Hedge Fund Regulation Doesn't Matter:
An Artificial Operational Due Diligence Floor
It is official - hedge funds are going to be re-regulated in one form or another. The exact tools of this regulation are still being determined. At the forefront of this regulatory charge was U.S. Senators Grassley and Levin via the introduction of the Hedge Fund Transparency Act. Now, a host of government personalities have joined the bandwagon and are jockeying for the hedge fund regulatory reigns. The most vocal of the group have been the Treasury’s Timothy F. Geitner and newly minted SEC Chairman Mary L. Shapiro. A number of industry groups such as the Managed Funds Association have also indicated that they support regulation in one form or another. Hedge fund regulation is a good thing however, taken in the context of due diligence, these proposed regulations will do little to promote a higher standard of operational due diligence. Furthermore, they will likely create an extremely dangerous false sense of confidence among many hedge fund investors – the very same confidence that led to the current Ponzimonium. Specifically, the proposed regulations are a missed opportunity to raise the standards of operational due diligence on two primary fronts:
- A higher standard of diligence will not be required for fund of funds of hedge funds and consultants – Many hedge fund investors who lost money with fraudsters like Madoff were introduced to these funds via “professional” money managers such as fund of hedge funds or feeder funds. These entities were supposed to be performing a certain level of operational due diligence.

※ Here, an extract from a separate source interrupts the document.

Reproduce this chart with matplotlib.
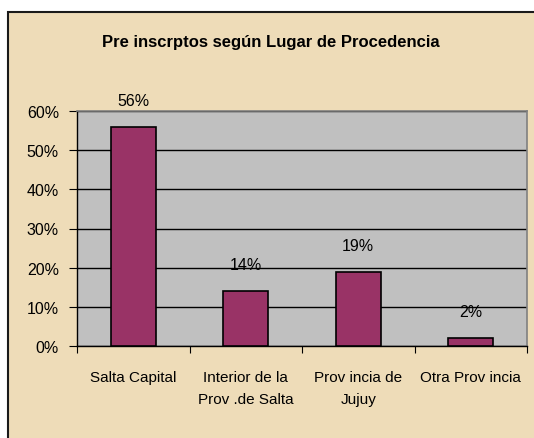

The new proposed regulations will not place increased responsibility or liability on these professionals to perform a minimum level of operational risk reviews.
- Disclosure requirements will not provide sufficient operational transparency – The proposed hedge fund regulations, regardless of which plan is ultimately implemented,essentially turn back the clock on hedge fund operational information disclosure requirements to the time when hedge funds were previously required to be SEC registered. A few new bells and whistles are added depending on which plan you look at, yet all of these proposals set the operational information disclosure bar very low. For example, the Hedge Fund Transparency Act will require hedge funds to disclose the name of a fund’s accountant and broker. If a hedge fund will not disclose this information any responsible investor would never allocate to the fund, regardless of whether such a disclosure is a regulatory requirement or not.
Conclusion – Hedge fund regulation is not a replacement for investor operational due diligence. U.S. based hedge funds will likely be required to produce a uniform minimum amount regulatory documentation. This base level is far below the minimum amount of operational risk information that any responsible investor should require as part of the operational due diligence process. Investor’s should not expect to rely on the regulators to properly vet the operational risks associated with hedge fund investing. As it has in the past, hedge fund regulation will only create an artificial operational informational floor which some hedge funds may continue to attempt to hide beneath.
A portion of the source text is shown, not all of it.